Midway through his remarks, Deatherage said the following:
“Eschatology matters, in so many areas of life. What we think about the end helps shape how live and act today. So if we believe that violence and war and bloodshed in the Middle East is predetermined and necessary and maybe even a good thing, then how responsible would we be to Jesus’s call that we be peacemakers? How authentically Christian is any theology that makes us more perpetuators of conflict than agents of reconciliation?”
I think it’s obvious what is going on here. I spoke this week with a researcher who has studied the Leadership Network, and was told that the leaders of the group actively work to train younger leaders to let go of the “old time” teachings (my phrase) regarding eschatology. That means of course that anything relating to the Rapture, pro Israel support, and warnings of the tribulation coming are dismissed as the rantings of fringe thinkers and doom lunatics.

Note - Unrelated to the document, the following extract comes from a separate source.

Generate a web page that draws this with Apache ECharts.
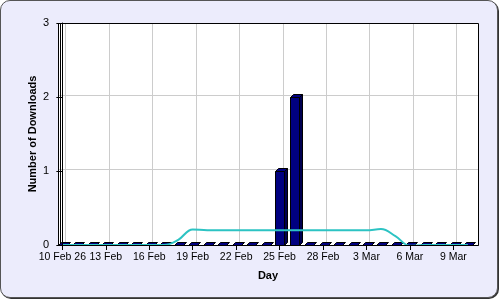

Notice that Deatherage regurgitates the lie that Bible prophecy teachers and students are basically warmongers who hope a soon-coming bloodbath in the Middle East triggers Armageddon.
As I’ve said before, I’ve never talked to or known a prophecy teachers who promotes that kind of agenda. Yet the straw-man has been constructed. And Deatherage’s allegation is still repulsive and false.
Deatherage went on to call the Israeli security fence—THAT HAS SAVED JEWISH LIVES—a “gross injustice.”
I will say here very clearly and directly: that statement is immoral.
Jewish lives are meaningless to most of the world, so the irony is that so-called peace activists and those working for “reconciliation” ignore threats to Jews. It’s not in their vocabulary or, more accurately, their talking points.
The Christ at the Checkpoint crowd is advancing its cause among young evangelicals in America. They are being helped by such as Mart Green’s EGM Films, the Leadership Network, and—drumroll—the PA.
All of them are of like-mind when it comes to Israel and especially Israel’s Christian supporters. The hostility is disturbing.